As any first-year will tell you, the scramble for joining new clubs can be a daunting one. As the dust settled from the Involvement Fair, I looked at the fistful of flyers overflowing from my desk. One of these flyers stood out to me in particular: Student Collaborative on Health Policy (SCOHP). The program, backed by the Duke Margolis Center for Health Policy, seeks to educate, serve, and research within the Duke and Durham community regarding the social, economic, and political determinants of health care.
Intrigued, I ventured to the Social Sciences building the following Sunday afternoon for their inaugural GBM. The event was lively, filled with a dizzying number of avenues for involvement. One such avenue that was the SCOHP-organized Health Policy Case Competition, advertised as a two-day team sprint to develop and pitch solutions to a pressing health care problem. The prizes were handsome: $1,000 for 1st place, $500 for 2nd place, and $250 for 3rd place, courtesy of the Margolis Center and RTI International. Furthermore, participants would be given access to mentors and industry leaders with vast experience in the area of public health.
Six teams, each consisting of three to five members, participated in the case-writing festivities. On Friday, September 10 at 5:00 PM, the case document was released. Our task: to develop a five-year plan aimed at increasing the screening for human papillomavirus (HPV) in either Malawi, South Africa, or Eswatini via a novel imaging technology known as microbeads. A considerably complex task given the vast number of social, institutional, and political barriers lying between the new technology and the women who needed it the most, not to mention the potential for HPV developing into cervical cancer if left undetected and untreated.

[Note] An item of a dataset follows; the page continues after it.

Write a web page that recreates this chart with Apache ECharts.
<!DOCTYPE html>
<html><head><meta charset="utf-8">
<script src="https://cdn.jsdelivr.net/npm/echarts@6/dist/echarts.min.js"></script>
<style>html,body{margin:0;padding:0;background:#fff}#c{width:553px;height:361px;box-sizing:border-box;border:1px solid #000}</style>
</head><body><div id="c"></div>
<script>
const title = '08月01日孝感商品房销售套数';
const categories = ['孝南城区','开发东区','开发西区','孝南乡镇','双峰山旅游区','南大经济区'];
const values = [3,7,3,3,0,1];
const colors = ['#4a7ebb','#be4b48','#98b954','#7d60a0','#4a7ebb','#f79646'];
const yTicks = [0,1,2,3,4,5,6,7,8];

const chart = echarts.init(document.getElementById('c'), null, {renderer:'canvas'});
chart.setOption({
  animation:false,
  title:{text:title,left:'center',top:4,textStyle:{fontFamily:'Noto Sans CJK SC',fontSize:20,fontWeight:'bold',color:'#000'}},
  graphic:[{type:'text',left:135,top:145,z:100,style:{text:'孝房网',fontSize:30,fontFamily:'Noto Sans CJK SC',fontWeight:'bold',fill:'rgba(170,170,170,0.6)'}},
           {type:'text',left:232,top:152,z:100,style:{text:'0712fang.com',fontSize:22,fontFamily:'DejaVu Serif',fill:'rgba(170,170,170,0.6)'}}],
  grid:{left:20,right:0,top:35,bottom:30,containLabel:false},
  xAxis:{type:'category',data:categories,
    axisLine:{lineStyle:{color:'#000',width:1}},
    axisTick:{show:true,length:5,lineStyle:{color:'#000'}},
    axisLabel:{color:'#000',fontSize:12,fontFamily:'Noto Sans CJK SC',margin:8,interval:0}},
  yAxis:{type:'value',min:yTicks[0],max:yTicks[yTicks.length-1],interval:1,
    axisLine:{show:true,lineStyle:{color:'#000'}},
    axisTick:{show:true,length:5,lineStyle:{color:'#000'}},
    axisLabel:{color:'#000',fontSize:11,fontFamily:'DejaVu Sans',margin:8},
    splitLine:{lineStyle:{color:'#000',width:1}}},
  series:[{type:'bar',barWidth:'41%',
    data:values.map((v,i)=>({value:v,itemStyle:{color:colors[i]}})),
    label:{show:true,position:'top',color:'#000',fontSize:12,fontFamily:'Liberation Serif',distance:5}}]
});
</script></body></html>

Our team, Team J, assumed the role of a local NGO partnering with the Eswatini government. The preliminary hours of the competition were spent sifting through a sea of research. We read reviews of tissue imaging technology, feasibility studies on drug distribution networks, and mathematical projections of healthcare costs. At once invigorating and ceaselessly frustrating, the process of developing a comprehensive solution required significant mental and physical rearrangement. The nine hours following the release of the case were spent in a variety of popular campus study spots, from Bostock to Rubenstein Library, The Coffeehouse to dorm common rooms. In the early morning hours, our plan had finally begun to take shape.

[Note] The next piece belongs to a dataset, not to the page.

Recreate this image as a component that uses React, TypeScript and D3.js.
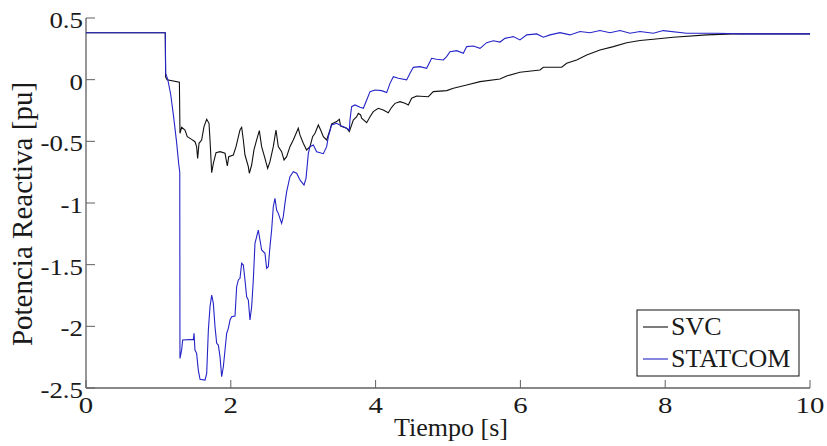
import React, { useEffect } from "react";
import * as d3 from "d3";

const xTicks = [0, 2, 4, 6, 8, 10];
const yTicks = [0.5, 0, -0.5, -1, -1.5, -2, -2.5];
const yTickLabels = ["0.5", "0", "-0.5", "-1", "-1.5", "-2", "-2.5"];
const seriesNames = ["SVC", "STATCOM"];

const svcData: [number, number][] = [
  [0, 0.38], [1.095, 0.38], [1.1, 0.02], [1.12, 0.0], [1.29, -0.02], [1.298, -0.435], [1.321, -0.386], [1.367, -0.408],
  [1.399, -0.462], [1.459, -0.484], [1.505, -0.503], [1.528, -0.543], [1.542, -0.638], [1.561, -0.516], [1.597, -0.489],
  [1.63, -0.381], [1.667, -0.321], [1.699, -0.354], [1.713, -0.489], [1.736, -0.754], [1.759, -0.678], [1.796, -0.592],
  [1.851, -0.584], [1.92, -0.597], [1.952, -0.7], [1.971, -0.624], [2.035, -0.611], [2.072, -0.543], [2.127, -0.408],
  [2.15, -0.386], [2.173, -0.489], [2.196, -0.611], [2.242, -0.705], [2.256, -0.759], [2.288, -0.692], [2.32, -0.57],
  [2.357, -0.489], [2.394, -0.413], [2.426, -0.543], [2.472, -0.638], [2.509, -0.719], [2.541, -0.665], [2.587, -0.543],
  [2.624, -0.408], [2.656, -0.543], [2.702, -0.584], [2.735, -0.651], [2.771, -0.624], [2.817, -0.543], [2.863, -0.489],
  [2.932, -0.394], [2.955, -0.448], [3.001, -0.516], [3.047, -0.57], [3.094, -0.543], [3.13, -0.462], [3.163, -0.435],
  [3.209, -0.367], [3.241, -0.408], [3.278, -0.462], [3.324, -0.489], [3.37, -0.408], [3.393, -0.359], [3.462, -0.34],
  [3.499, -0.321], [3.517, -0.376], [3.6, -0.394], [3.637, -0.421], [3.692, -0.327], [3.739, -0.3], [3.761, -0.273],
  [3.793, -0.286], [3.807, -0.313], [3.877, -0.349], [3.923, -0.3], [3.968, -0.259], [4.037, -0.232], [4.106, -0.246],
  [4.175, -0.268], [4.222, -0.224], [4.268, -0.192], [4.337, -0.178], [4.406, -0.192], [4.452, -0.205], [4.498, -0.151],
  [4.567, -0.132], [4.728, -0.138], [4.797, -0.097], [4.982, -0.089], [5.074, -0.07], [5.258, -0.043], [5.442, -0.016],
  [5.718, 0.005], [5.81, 0.03], [5.994, 0.06], [6.271, 0.079], [6.317, 0.101], [6.57, 0.101], [6.639, 0.133],
  [6.777, 0.16], [6.916, 0.2], [7.099, 0.241], [7.284, 0.268], [7.468, 0.3], [7.652, 0.317], [7.836, 0.328],
  [8.112, 0.344], [8.573, 0.363], [8.941, 0.371], [10, 0.371],
];

const statcomData: [number, number][] = [
  [0, 0.38], [1.095, 0.38], [1.1, 0.05], [1.13, 0.0], [1.17, -0.12], [1.21, -0.3], [1.25, -0.5], [1.28, -0.68],
  [1.295, -0.75], [1.298, -2.26], [1.321, -2.192], [1.335, -2.111], [1.483, -2.106], [1.492, -2.057], [1.505, -2.192],
  [1.528, -2.219], [1.551, -2.355], [1.575, -2.43], [1.644, -2.436], [1.667, -2.382], [1.69, -2.03], [1.713, -1.841],
  [1.736, -1.746], [1.759, -1.814], [1.782, -2.003], [1.805, -2.138], [1.828, -2.152], [1.851, -2.246], [1.874, -2.409],
  [1.897, -2.328], [1.92, -2.192], [1.943, -2.057], [1.966, -2.016], [1.989, -1.949], [2.012, -1.922], [2.058, -1.916],
  [2.081, -1.679], [2.104, -1.624], [2.127, -1.611], [2.15, -1.489], [2.173, -1.503], [2.196, -1.624], [2.219, -1.76],
  [2.242, -1.787], [2.265, -1.949], [2.288, -1.841], [2.311, -1.624], [2.334, -1.327], [2.38, -1.219], [2.403, -1.3],
  [2.426, -1.381], [2.472, -1.408], [2.495, -1.53], [2.518, -1.516], [2.541, -1.354], [2.564, -1.219], [2.587, -1.03],
  [2.61, -0.962], [2.633, -1.057], [2.656, -1.084], [2.702, -1.165], [2.725, -1.111], [2.748, -1.003], [2.771, -0.91],
  [2.817, -0.786], [2.863, -0.746], [2.91, -0.759], [2.955, -0.813], [3.011, -0.854], [3.039, -0.8], [3.071, -0.597],
  [3.094, -0.543], [3.14, -0.53], [3.186, -0.584], [3.278, -0.6], [3.324, -0.543], [3.347, -0.462], [3.393, -0.367],
  [3.462, -0.354], [3.531, -0.376], [3.6, -0.394], [3.637, -0.408], [3.646, -0.327], [3.669, -0.219], [3.716, -0.205],
  [3.785, -0.224], [3.831, -0.232], [3.877, -0.165], [3.923, -0.097], [3.992, -0.084], [4.084, -0.089], [4.153, -0.105],
  [4.199, -0.03], [4.245, 0.024], [4.314, 0.011], [4.429, -0.002], [4.475, 0.052], [4.521, 0.1], [4.613, 0.106],
  [4.705, 0.092], [4.774, 0.173], [4.843, 0.165], [4.935, 0.16], [4.981, 0.187], [5.028, 0.227], [5.12, 0.235],
  [5.212, 0.214], [5.258, 0.268], [5.35, 0.273], [5.442, 0.254], [5.534, 0.3], [5.626, 0.316], [5.718, 0.305],
  [5.787, 0.335], [5.902, 0.349], [5.994, 0.322], [6.087, 0.363], [6.225, 0.371], [6.317, 0.344], [6.409, 0.363],
  [6.547, 0.381], [6.685, 0.363], [6.823, 0.39], [6.961, 0.381], [7.099, 0.398], [7.238, 0.381], [7.376, 0.398],
  [7.514, 0.376], [7.652, 0.39], [7.836, 0.376], [7.974, 0.398], [8.296, 0.376], [8.71, 0.376], [9.033, 0.371],
  [10, 0.371],
];

const W = 827;
const H = 446;
const FONT = '"Liberation Serif", "Times New Roman", Times, serif';
const AXIS = "#606060";
const TEXT = "#1a1a1a";
const SVC_COLOR = "#111111";
const STAT_COLOR = "#2424c8";

export default function App() {
  useEffect(() => {
    document.body.style.margin = "0";
  }, []);

  const x = d3.scaleLinear().domain([0, 10]).range([86, 810]);
  const y = d3.scaleLinear().domain([-2.5, 0.5]).range([388, 18]);
  const line = d3
    .line<[number, number]>()
    .x((d) => x(d[0]))
    .y((d) => y(d[1]));

  const colors = [SVC_COLOR, STAT_COLOR];
  const fontStyle = { fontFamily: FONT };

  return (
    <svg width={W} height={H} style={{ position: "absolute", left: 0, top: 0, background: "#fff" }}>
      <rect x={0} y={0} width={W} height={H} fill="#fff" />
      {/* axes */}
      <line x1={x(0)} x2={x(0)} y1={y(0.5)} y2={y(-2.5)} stroke={AXIS} strokeWidth={1.3} />
      <line x1={x(0)} x2={x(10)} y1={y(-2.5)} y2={y(-2.5)} stroke={AXIS} strokeWidth={1.3} />
      {yTicks.map((t, i) => (
        <g key={"yt" + i}>
          <line x1={x(0)} x2={x(0) + 9} y1={y(t)} y2={y(t)} stroke={AXIS} strokeWidth={1} />
          <text
            transform={`translate(83,${y(t) + 10}) scale(1.12,1)`}
            textAnchor="end"
            fontSize={24}
            fill={TEXT}
            style={fontStyle}
          >
            {yTickLabels[i]}
          </text>
        </g>
      ))}
      {xTicks.map((t, i) => (
        <g key={"xt" + i}>
          <line x1={x(t)} x2={x(t)} y1={y(-2.5)} y2={y(-2.5) - 8} stroke={AXIS} strokeWidth={1} />
          <text
            transform={`translate(${x(t)},413) scale(1.2,1)`}
            textAnchor="middle"
            fontSize={24}
            fill={TEXT}
            style={fontStyle}
          >
            {String(t)}
          </text>
        </g>
      ))}
      {/* axis labels */}
      <text x={451} y={436} textAnchor="middle" fontSize={26} fill={TEXT} style={fontStyle}>
        Tiempo [s]
      </text>
      <text
        transform={`translate(32,214) rotate(-90)`}
        textAnchor="middle"
        fontSize={29}
        fill={TEXT}
        style={fontStyle}
      >
        Potencia Reactiva [pu]
      </text>
      {/* series */}
      <path d={line(svcData) || ""} fill="none" stroke={SVC_COLOR} strokeWidth={1.1} />
      <path d={line(statcomData) || ""} fill="none" stroke={STAT_COLOR} strokeWidth={1.1} />
      {/* legend */}
      <rect x={637} y={310} width={162} height={66} fill="#fff" stroke="#111" strokeWidth={1} />
      {seriesNames.map((n, i) => (
        <g key={n}>
          <line x1={643} x2={668} y1={327 + i * 32} y2={327 + i * 32} stroke={colors[i]} strokeWidth={1.1} />
          <text x={671} y={335 + i * 32} fontSize={26} fill={TEXT} style={fontStyle}>
            {n}
          </text>
        </g>
      ))}
    </svg>
  );
}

A meager five hours of rest separated Day One of the competition from Day Two. After a night of brainstorming and research, we were left with three hours to finalize our five-minute proposals before a hard 12:00 PM deadline. As the deadline approached, we changed into our best attire from the clavicle up (the marvels of Zoom) and sat down. For the next hour and change, ideas flowed thickly and quickly; eager and persuasive tones emanating from our screens, tense silence as the judges moved into breakout rooms for deliberation.
The top three teams, Team J included, were selected for a final presentation round. The guidelines for this round: strengthen the argument, lengthen the presentation. We were in the final stretch. What followed was two hours of remarkably focused work, the likes of which I had never experienced in a team setting. As we sat down for the deciding presentation of the competition, I felt an immense sense of pride, not only in our solution, but also in our twenty-six hour transformations from perplexed receivers to confident presenters. This confidence and breadth of knowledge was visible in all three teams over the course of their fifteen-minute presentations and subsequent five-minute Q&A’s.
As the clock struck 7:00 PM on Saturday, September 11, the judges had submitted their verdict, at which point the teams turned towards the screen with rapt attention. The SCOHP organizers began reading the final standings. In what was described as an extremely close decision for the judges, Team J ended up winning first place. Battling the equally powerful forces of disbelief and sleep deprivation, we let out a collective breath. It was all over.
At the time of the competition, I had yet to complete a month at Duke. I didn’t know it then, but those twenty-six hours would end up being some of the most impactful in my first semester. The competition offered an entirely different approach to learning, one that was grounded in interdisciplinary inquiry and effective collaboration. And to think–it all started with a flyer buried underneath many other flyers.